OS TEMPOS QUE CORREM. Miguel Vale de Almeida


5.3.04  

MEDIAWATCH.
Mutilação genital feminina.

Público, e Público "última hora". A mutilação genital feminina é provavelmente o melhor exemplo dos dilemas entre relativismo cultural, por um lado, e direitos humanos universais, por outro. A maior parte dos antropólogos treme quando se lhes pede para falarem sobre o assunto. Na realidade, nem percebo bem porquê. São infelizmente muitas as sociedades onde as mulheres são subalternizadas. Em todas elas, as próprias vítimas tendem a interiorizar a hegemonia e a acharem que o que lhes acontece é não só merecido como é constitutivo das suas identidades.
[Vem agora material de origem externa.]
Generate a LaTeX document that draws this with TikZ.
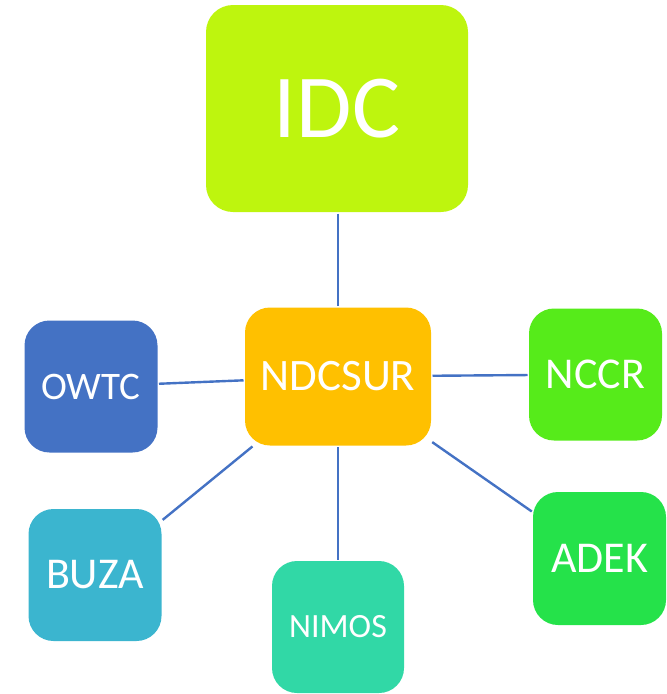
\documentclass[tikz,border=0pt]{standalone}
\usepackage{fontspec}
\setmainfont{Carlito}
\definecolor{cIDC}{HTML}{BEF50E}
\definecolor{cNDC}{HTML}{FFC000}
\definecolor{cOWTC}{HTML}{4472C4}
\definecolor{cNCCR}{HTML}{56EB1A}
\definecolor{cBUZA}{HTML}{3BB5CF}
\definecolor{cNIMOS}{HTML}{31D8A6}
\definecolor{cADEK}{HTML}{25E24A}
\definecolor{cLine}{HTML}{4472C4}
\begin{document}
\begin{tikzpicture}[x=1pt,y=-1pt,
  orgbox/.style={rectangle, rounded corners=25pt, inner sep=0pt, outer sep=0pt, text=white, draw=none},
  link/.style={draw=cLine, line width=2.4pt, shorten >=1.5pt, shorten <=1.5pt}]
\useasboundingbox (0,0) rectangle (667,694);
\node[orgbox, fill=cIDC, minimum width=262pt, minimum height=207pt, rounded corners=27pt,
  font=\fontsize{90}{90}\selectfont] (idc) at (337,108.5) {IDC};
\node[orgbox, fill=cNDC, minimum width=186pt, minimum height=138pt,
  font=\fontsize{45}{45}\selectfont] (ndc) at (338,376.5) {NDCSUR};
\node[orgbox, fill=cOWTC, minimum width=133pt, minimum height=132pt,
  font=\fontsize{39}{39}\selectfont] (owtc) at (91,386.5) {OWTC};
\node[orgbox, fill=cNCCR, minimum width=133pt, minimum height=132pt,
  font=\fontsize{44}{44}\selectfont] (nccr) at (595.5,374.5) {NCCR};
\node[orgbox, fill=cBUZA, minimum width=133pt, minimum height=132pt,
  font=\fontsize{44}{44}\selectfont] (buza) at (95,575) {BUZA};
\node[orgbox, fill=cNIMOS, minimum width=132pt, minimum height=132pt,
  font=\fontsize{34}{34}\selectfont] (nimos) at (338,627) {NIMOS};
\node[orgbox, fill=cADEK, minimum width=133pt, minimum height=133pt,
  font=\fontsize{44}{44}\selectfont] (adek) at (599.5,558.5) {ADEK};
\draw[link] (idc.south -| ndc.north) -- (ndc.north);
\draw[link] (owtc) -- (ndc);
\draw[link] (ndc) -- (nccr);
\draw[link] (ndc) -- (buza);
\draw[link] (ndc.south) -- (nimos.north);
\draw[link] (ndc) -- (adek);
\end{tikzpicture}
\end{document}
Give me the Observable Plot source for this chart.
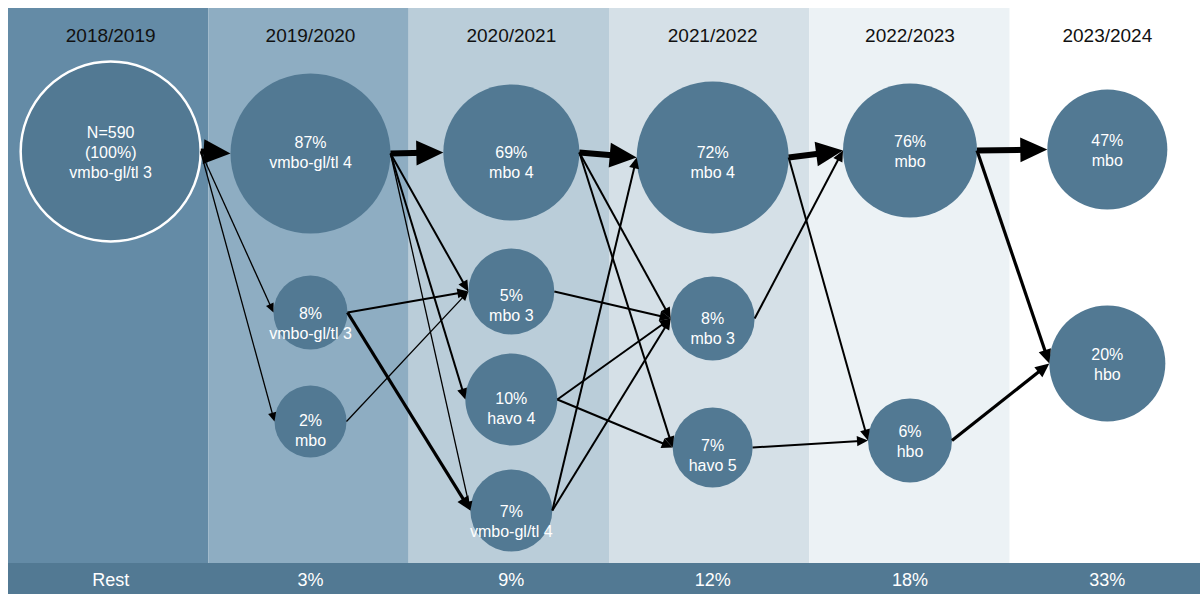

Mas também há duas outras verdades: que as sociedades e culturas mudam e que nunca existe consenso pleno. Em todo o lado, a informação e modelos disponíveis não são apenas os locais, pelo que é legítimo falar de uma tensão criativa entre particularismo e universalismo; por outro lado, em todo o lado existem pessoas que, devido à multiplicidade de percursos biográficos e ao facto de todos termos muitas identidades nem sempre consonantes, resistem, não gostam e não aceitam o que lhes é imposto. Em todas as sociedades se disputam poderes e autonomias - é isso a política.

Em antropologia não se confunde já relativismo cultural com relativismo moral. Da mesma maneira que não se dicotomiza tradição e modernidade, nem se faz o panegírico de uma ou outra. Tão-pouco se aceita sem mais nem menos que o universalismo seja necessariamente de raíz ocidental - aliás, ele só será universalista se for feito na base de consensos mínimos entre tradições (no sentido histórico) diferentes, e que são muito mais parecidas do que os fundamentalistas e os particularistas querem fazer crer.

Certos desejos de justiça podem esconder formas de exclusão. Ainda bem que o CDS não conseguiu tornar específico o crime de MGF - que continua a caber na categoria de ofensas corporais. Mas ainda bem que há mulheres que resistem à MGF e promovem mudanças culturais nos contextos onde ela se pratica: porque não acham normal serem mutiladas, porque acham mal serem mutiladas - como, no Ocidente de há 100 anos, as mulheres que saiam à rua para exigirem o direito de voto. Dessas mudanças não sairá necessariamente a ocidentalização, mas sim uma nova formação cultural, votada, por sua vez, à transmutação noutra coisa qualquer.